After failing to kill himself instantly with a gun shot, he stumbled back to the inn where he was staying and was looked after by the innkeeper, Arthur Ravoux, and his daughter Adeline, who was 13 at the time and recounted the events more than 60 years later.

“I have tried to kill myself,” van Gogh is reputed to have told Ravoux. The artist had spent more than two months at the inn, producing a whirlwind of some 80 paintings in what would be his final, distraught flurry of creativity.

Searches for the gun began the day after he died but the likely weapon was not found until the 1960s, in a field near to where he was staying before his death. The weapon was the correct calibre and showed indications that it had been fired.

It was discovered by a farmer and ended up in the possession of a woman whose child was the seller.

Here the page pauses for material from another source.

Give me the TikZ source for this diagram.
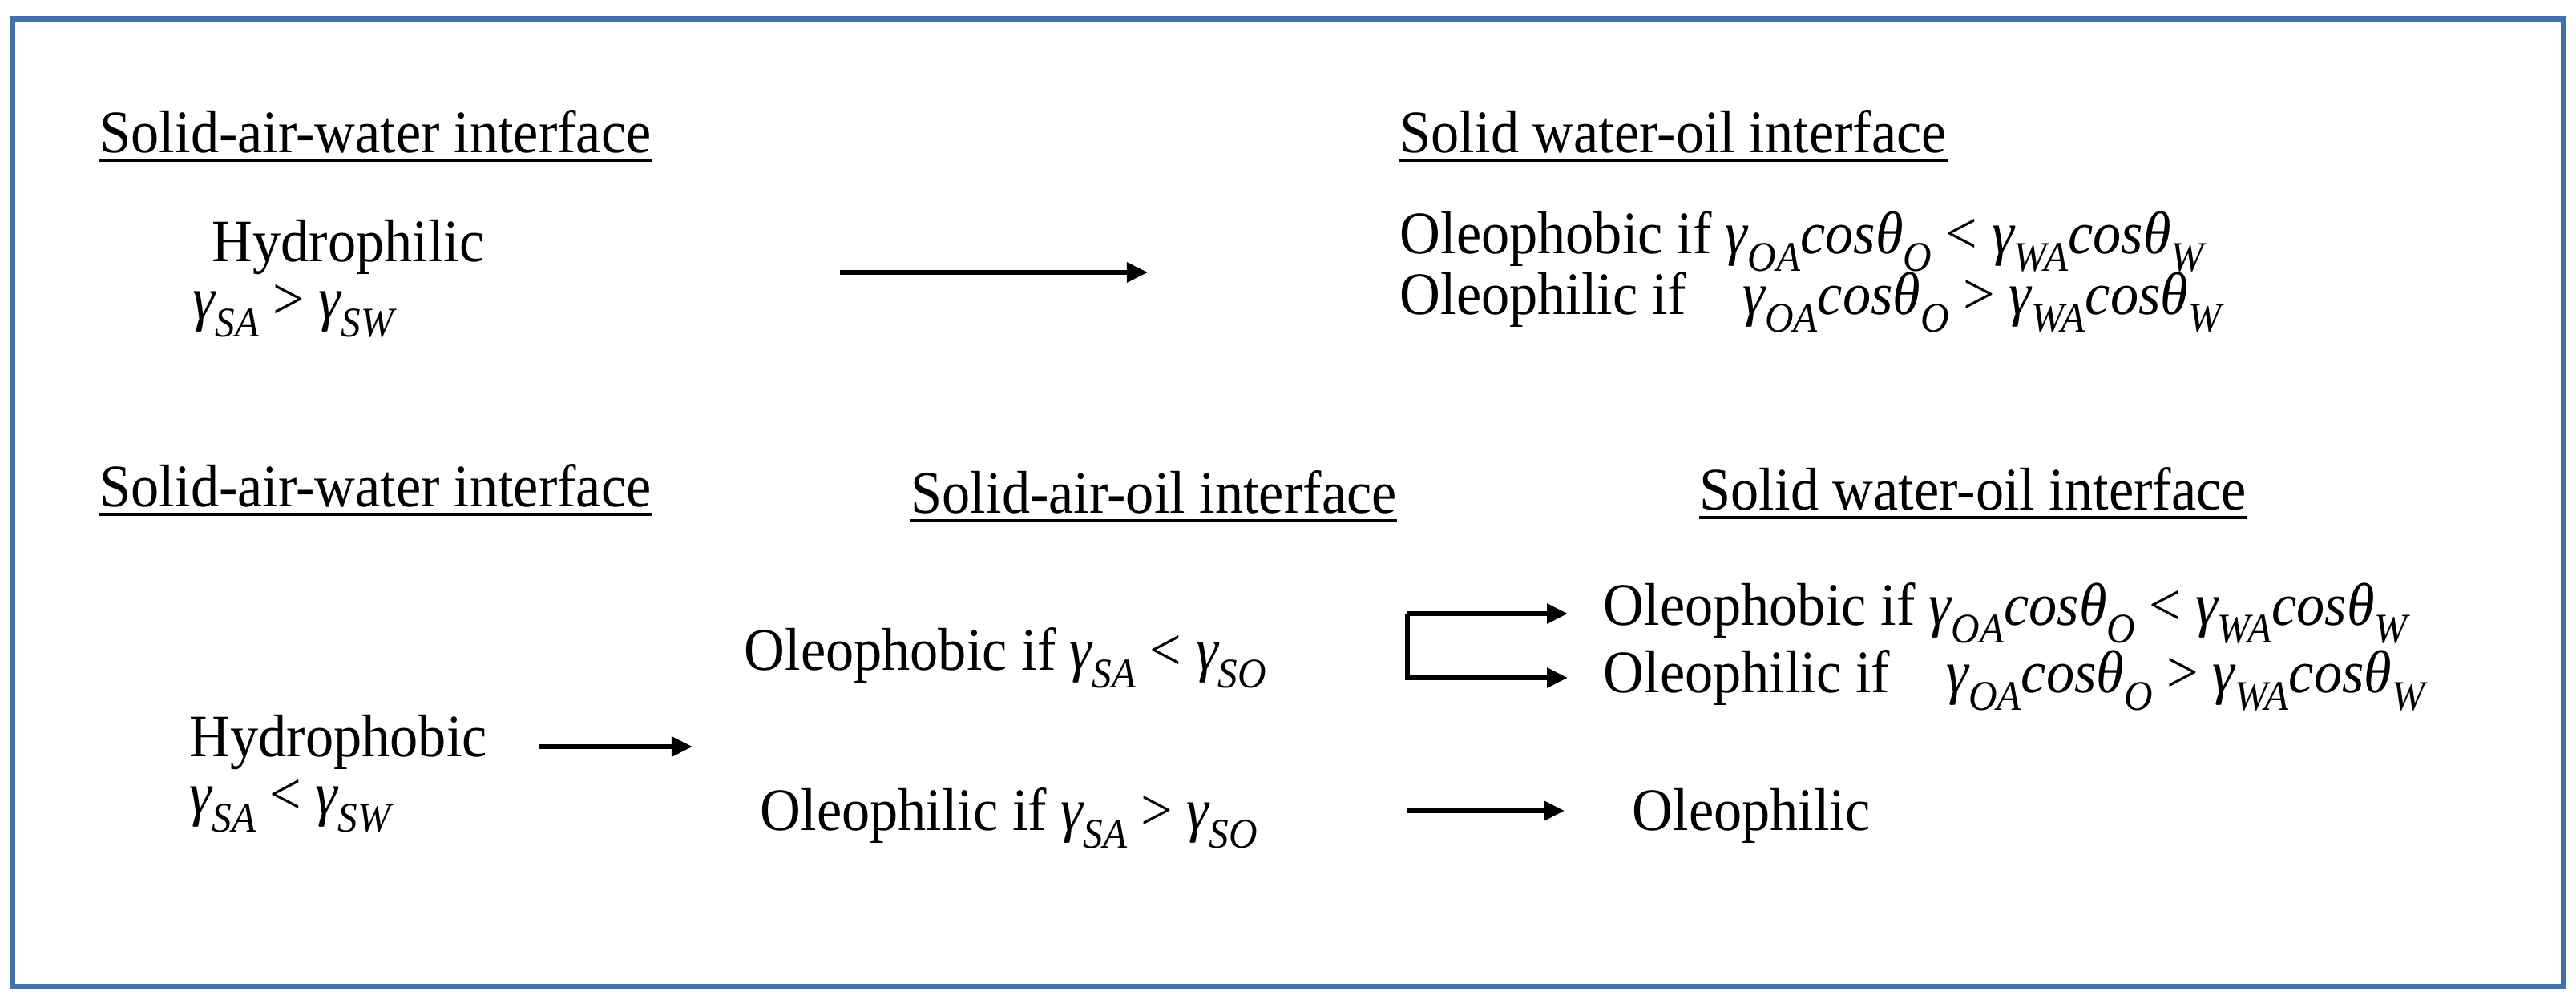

“There are lot of indicators that favour its attribution,” said Mr Veyres.

However, doubts have been raised about the authenticity of the firearm.

Exhaustive efforts to confirm the gun’s link to van Gogh, including tests that established it had been buried for 50 to 80 years, led to a 2012 book.

A similar Lefaucheux revolver used by Paul Verlaine to try to kill his lover and fellow poet Arthur Rimbaud in 1873 was sold at auction in Paris in 2016, fetching £385,000.